If a tenant is evicted from their premises, can the landlord continue to collect rent until the end of the lease term?
Under Florida common law, if a tenant breaches, abandons, or renounces a lease before its term expires, the landlord may choose to: (1) terminate the lease and retake possession of the leased premises for its own purposes; (2) retake possession of the leased premises for the tenant’s account and hold the tenant responsible for general damages measured by the difference between the stipulated rent and the amount the landlord can recover in good faith by re-letting the premises; or (3) do nothing and sue the tenant for either the rent due as it matures or all remaining rent due if there is an acceleration clause in the lease.
If the landlord terminates the lease and retakes possession for its own purposes, it cannot seek future rent as that would be a double recovery.
However, if the landlord retakes possession of the leased premises for the tenant, the landlord may continue collecting rent but has a duty to mitigate damages by making a good faith effort to rent the premises at a fair rate. If the landlord chooses not to retake possession, it can continue collecting rent and has no duty to mitigate.

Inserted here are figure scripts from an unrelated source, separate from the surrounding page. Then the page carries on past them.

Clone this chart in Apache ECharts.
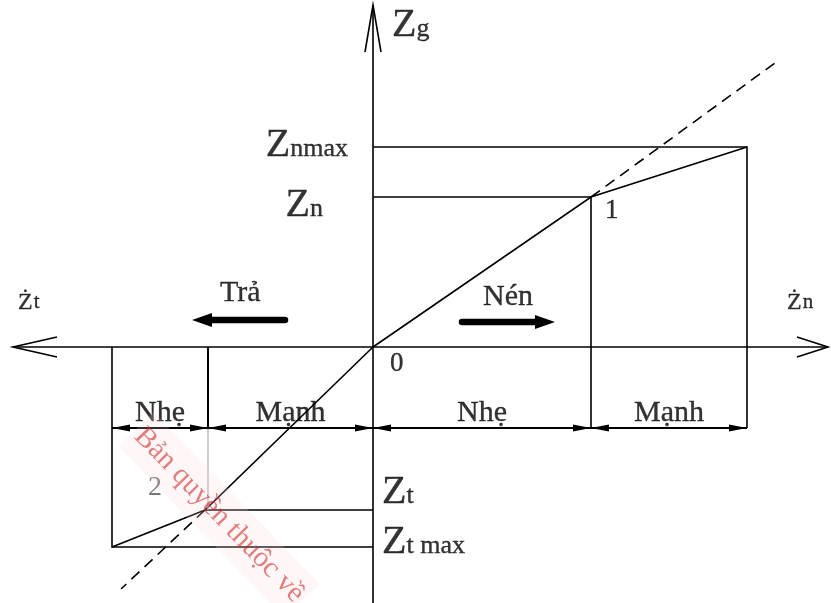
<!DOCTYPE html>
<html>
<head>
<meta charset="utf-8">
<script src="https://cdn.jsdelivr.net/npm/echarts@6/dist/echarts.min.js"></script>
<style>
  html, body { margin: 0; background: #fff; }
  #main { width: 831px; height: 603px; }
</style>
</head>
<body>
<div id="main"></div>
<script>
// units: 1 = 1px from origin 0, y pointing up
const compression = [[0, 0], [218, 150], [374, 200]];     // 0 -> 1 -> Znmax
const rebound = [[0, 0], [-168, -163], [-261, -200]];     // 0 -> 2 -> Ztmax
const dashUpper = [[218, 150], [402, 284]];
const dashLower = [[-168, -163], [-252, -242]];
const dimTicks = [-261, -165, 0, 218, 374];
const dimNames = ['Nhẹ', 'Mạnh', 'Nhẹ', 'Mạnh'];
const dimY = -81;
const boldArrows = [[-88, 27, -181, 27], [89, 25, 182, 25]];   // Trả, Nén
const xEnds = [-360, 455];
const yEnds = [-256, 342];

const font = 'Liberation Serif';
const black = '#000';

// straight segments
const segs = [];
function seg(coords, opt) {
  segs.push({ coords: coords, lineStyle: Object.assign({ color: black, width: 1.6, type: 'solid', opacity: 1 }, opt || {}) });
}
// axes with open arrow heads
seg([[xEnds[0], 0], [xEnds[1], 0]]);
seg([[xEnds[0] + 44, 10], [xEnds[0], 0], [xEnds[0] + 44, -10]]);
seg([[xEnds[1] - 31, 10], [xEnds[1], 0], [xEnds[1] - 31, -10]]);
seg([[0, yEnds[0]], [0, yEnds[1]]]);
seg([[-8, yEnds[1] - 47], [0, yEnds[1]], [8, yEnds[1] - 47]]);
// characteristic
seg(compression);
seg(rebound);
seg(dashUpper, { type: [11, 7] });
seg(dashLower, { type: [11, 7] });
// helper lines
seg([[0, compression[2][1]], compression[2], [compression[2][0], dimY]]);
seg([[0, compression[1][1]], compression[1], [compression[1][0], dimY]]);
seg([[0, rebound[1][1]], rebound[1]]);
seg([[0, rebound[2][1]], rebound[2], [rebound[2][0], 0]]);
seg([[dimTicks[1], 0], [dimTicks[1], dimY]], { width: 2 });
seg([[dimTicks[1], dimY], [dimTicks[1], rebound[1][1]]], { color: '#aaa', width: 1.2 });

const arrows = [];
for (let i = 0; i < dimTicks.length - 1; i++) arrows.push([dimTicks[i], dimY, dimTicks[i + 1], dimY, 0]);
boldArrows.forEach(a => arrows.push(a.concat([1])));

// text labels: [text, x, y, align]
const labels = [
  ['{z|Z}{s|g}', 19, 322, 'left'],
  ['{z|Z}{s|nmax}', -25, 202, 'right'],
  ['{z|Z}{s|n}', -50, 142, 'right'],
  ['{z|Z}{s|t}', 9, -145, 'left'],
  ['{z|Z}{s|t max}', 9, -195, 'left'],
  ['{d|Ż}{e|t}', -355, 45, 'left'],
  ['{d|Ż}{e|n}', 414, 45, 'left'],
  ['{m|Trả}', -153, 54, 'left'],
  ['{m|Nén}', 110, 50, 'left'],
  ['{n|0}', 17, -17, 'left'],
  ['{n|1}', 232, 136, 'left'],
  ['{g|2}', -225, -141, 'left']
];
for (let i = 0; i < dimNames.length; i++) {
  labels.push(['{m|' + dimNames[i] + '}', (dimTicks[i] + dimTicks[i + 1]) / 2, dimY + 15, 'center']);
}

const ink = { color: black, textBorderColor: black, textBorderWidth: 0.35 };
const rich = {
  z: Object.assign({ fontFamily: font, fontSize: 40, lineHeight: 40, verticalAlign: 'bottom' }, ink),
  s: Object.assign({ fontFamily: font, fontSize: 26, lineHeight: 26, verticalAlign: 'bottom', padding: [0, 0, 3, 0] }, ink),
  d: Object.assign({ fontFamily: font, fontSize: 24, lineHeight: 26, verticalAlign: 'bottom' }, ink),
  e: Object.assign({ fontFamily: font, fontSize: 21, lineHeight: 20, verticalAlign: 'bottom', padding: [0, 0, 2, 1] }, ink),
  m: Object.assign({ fontFamily: font, fontSize: 30 }, ink),
  n: Object.assign({ fontFamily: font, fontSize: 27 }, ink),
  g: { fontFamily: font, fontSize: 28, color: '#555' }
};

function renderArrow(params, api) {
  const a = api.coord([api.value(0), api.value(1)]);
  const b = api.coord([api.value(2), api.value(3)]);
  const bold = api.value(4) === 1;
  const dx = b[0] - a[0], dy = b[1] - a[1], len = Math.hypot(dx, dy);
  const ux = dx / len, uy = dy / len, px = -uy, py = ux;
  function head(tip, dir, L, W) {
    const bx = tip[0] - dir * ux * L, by = tip[1] - dir * uy * L;
    return { type: 'polygon', shape: { points: [tip, [bx + px * W, by + py * W], [bx - px * W, by - py * W]] }, style: { fill: black } };
  }
  if (bold) {
    return { type: 'group', children: [
      { type: 'line', shape: { x1: a[0], y1: a[1], x2: b[0] - ux * 14, y2: b[1] - uy * 14 }, style: { stroke: black, lineWidth: 6.5, lineCap: 'round' } },
      head(b, 1, 20, 7)
    ] };
  }
  return { type: 'group', children: [
    { type: 'line', shape: { x1: a[0], y1: a[1], x2: b[0], y2: b[1] }, style: { stroke: black, lineWidth: 1.8 } },
    head(b, 1, 18, 3.5),
    head(a, -1, 18, 3.5)
  ] };
}

const chart = echarts.init(document.getElementById('main'));
chart.setOption({
  backgroundColor: '#fff',
  animation: false,
  grid: { left: 0, right: 0, top: 0, bottom: 0 },
  xAxis: { type: 'value', min: -373, max: 458, show: false },
  yAxis: { type: 'value', min: -256, max: 347, show: false },
  series: [
    {
      type: 'lines',
      coordinateSystem: 'cartesian2d',
      polyline: true,
      silent: true,
      lineStyle: { opacity: 1 },
      data: segs
    },
    {
      type: 'custom',
      renderItem: renderArrow,
      encode: { x: [0, 2], y: [1, 3] },
      data: arrows
    },
    {
      type: 'scatter',
      symbolSize: 1,
      itemStyle: { color: 'rgba(0,0,0,0)' },
      silent: true,
      data: labels.map(l => ({
        value: [l[1], l[2]],
        label: { show: true, position: 'inside', formatter: l[0], align: l[3], verticalAlign: 'middle', color: black, rich: rich }
      })).concat([{
        value: [-237, -82],
        label: {
          show: true, position: 'inside', formatter: 'Bản quyền thuộc về',
          align: 'left', verticalAlign: 'middle', rotate: -46,
          fontFamily: font, fontSize: 29, color: 'rgba(205,35,35,0.72)',
          backgroundColor: 'rgba(255,215,215,0.25)', padding: [10, 4]
        }
      }])
    }
  ]
});
</script>
</body>
</html>
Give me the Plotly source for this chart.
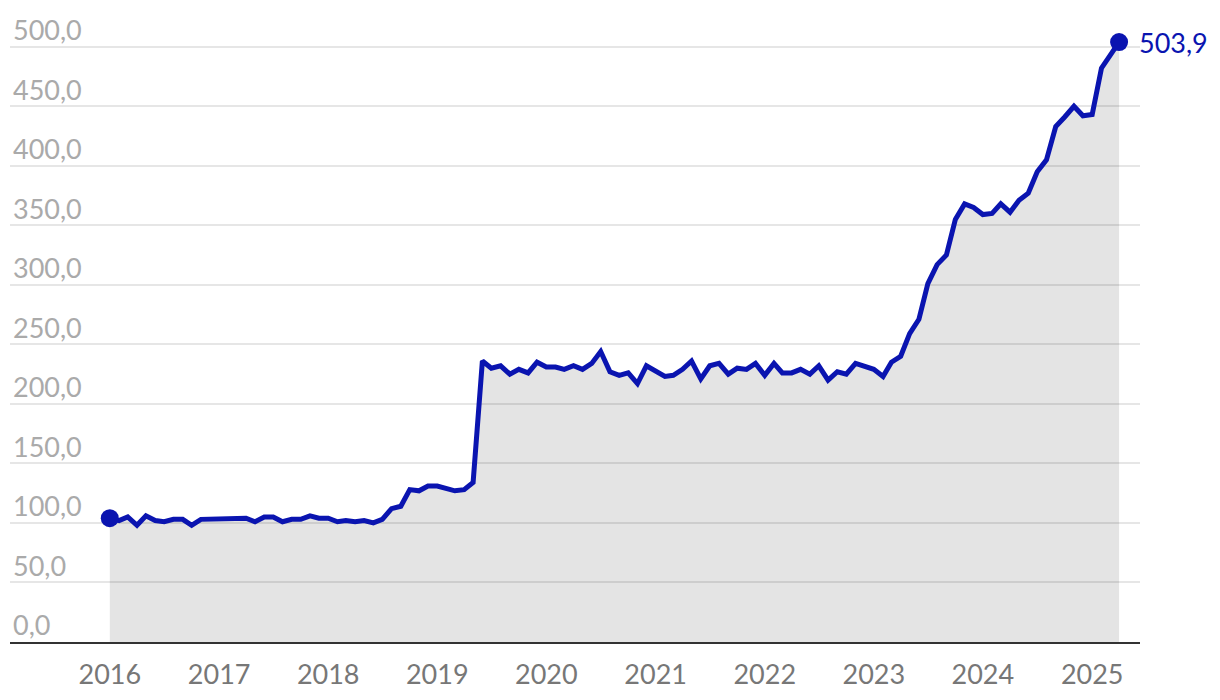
import pandas as pd
import plotly.graph_objects as go

# månedlige verdier, jan 2016 - apr 2025
start_month = "2016-01-01"
values_2016 = [104, 102, 105, 98, 106, 102, 101, 103, 103, 98, 103, 103]
values_2017 = [104, 103, 103, 104, 101, 105, 105, 101, 103, 103, 106, 104]
values_2018 = [104, 101, 102, 101, 102, 100, 103, 112, 114, 128, 127, 131]
values_2019 = [131, 129, 127, 128, 134, 236, 230, 232, 225, 229, 226, 235]
values_2020 = [231, 231, 229, 232, 229, 234, 244, 227, 224, 226, 217, 232]
values_2021 = [227, 223, 224, 229, 236, 221, 232, 234, 225, 230, 229, 234]
values_2022 = [224, 234, 226, 226, 229, 225, 232, 220, 227, 225, 234, 231]
values_2023 = [229, 223, 235, 240, 259, 271, 301, 317, 325, 355, 368, 365]
values_2024 = [359, 360, 368, 361, 371, 377, 395, 405, 433, 441, 450, 442]
values_2025 = [443, 482, 492, 503.9]

values = (values_2016 + values_2017 + values_2018 + values_2019 + values_2020
          + values_2021 + values_2022 + values_2023 + values_2024 + values_2025)
dates = pd.date_range(start_month, periods=len(values), freq="MS")

y_ticks = [0, 50, 100, 150, 200, 250, 300, 350, 400, 450, 500]
x_ticks = [f"{y}-01-01" for y in range(2016, 2026)]
x_tick_labels = [str(y) for y in range(2016, 2026)]

line_color = "#0a14b0"
font_family = "Lato, 'Open Sans', sans-serif"

fig = go.Figure()

# flate under kurven
fig.add_trace(go.Scatter(
    x=dates, y=values,
    mode="lines",
    line=dict(color=line_color, width=5),
    fill="tozeroy",
    fillcolor="rgba(0,0,0,0.105)",
    hoverinfo="skip",
))

# markører for første og siste punkt
fig.add_trace(go.Scatter(
    x=[dates[0], dates[-1]], y=[values[0], values[-1]],
    mode="markers",
    marker=dict(color=line_color, size=18),
))

fig.add_annotation(
    x=dates[-1], y=values[-1],
    text=f"{values[-1]:.1f}".replace(".", ","),
    showarrow=False,
    xanchor="left", yanchor="middle",
    xshift=18,
    font=dict(family=font_family, size=27, color=line_color),
)

# siden har 8px body-marg, derfor litt mindre marger her
fig.update_layout(
    width=1220, height=700,
    margin=dict(l=2, r=88, t=3, b=66),
    plot_bgcolor="white",
    paper_bgcolor="white",
    showlegend=False,
    separators=", ",
    font=dict(family=font_family),
)

fig.update_xaxes(
    range=["2015-02-01", "2025-06-10"],
    tickvals=x_ticks,
    ticktext=x_tick_labels,
    showgrid=False,
    showline=True,
    linecolor="#333333",
    linewidth=2,
    ticks="",
    ticklabelstandoff=8,
    tickfont=dict(size=27, color="#777777"),
)

fig.update_yaxes(
    range=[0, 530],
    tickvals=y_ticks,
    tickformat=".1f",
    showgrid=True,
    gridcolor="#e6e6e6",
    gridwidth=1.5,
    zeroline=False,
    ticklabelposition="inside",
    ticklabelshift=-16,
    tickfont=dict(size=27, color="#aaaaaa"),
)

fig.write_html("out.html")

Florida courts will enforce any rent acceleration clause stated in a commercial lease. (See Holiday Furniture Factory Outlet v. State of Fla., Dep’t of Corr., 852 So. 2d 926, 928 (Fla. 1st DCA 2003); Hudson Pest Control, Inc. v. Westford Asset Mgmt., Inc., 622 So. 2d 546, 548-49 (Fla. 5th DCA 1993); Kanter v. Safran, 68 So. 2d 553 (Fla. 1953); Fairway Mortg. Sols. v. Locust Gardens, 988 So. 2d 678, 681 (Fla. 4th DCA 2008); Coast Fed. Sav. & Loan Ass’n v. DeLoach, 362 So. 2d 982 (Fla. 2d DCA 1978)).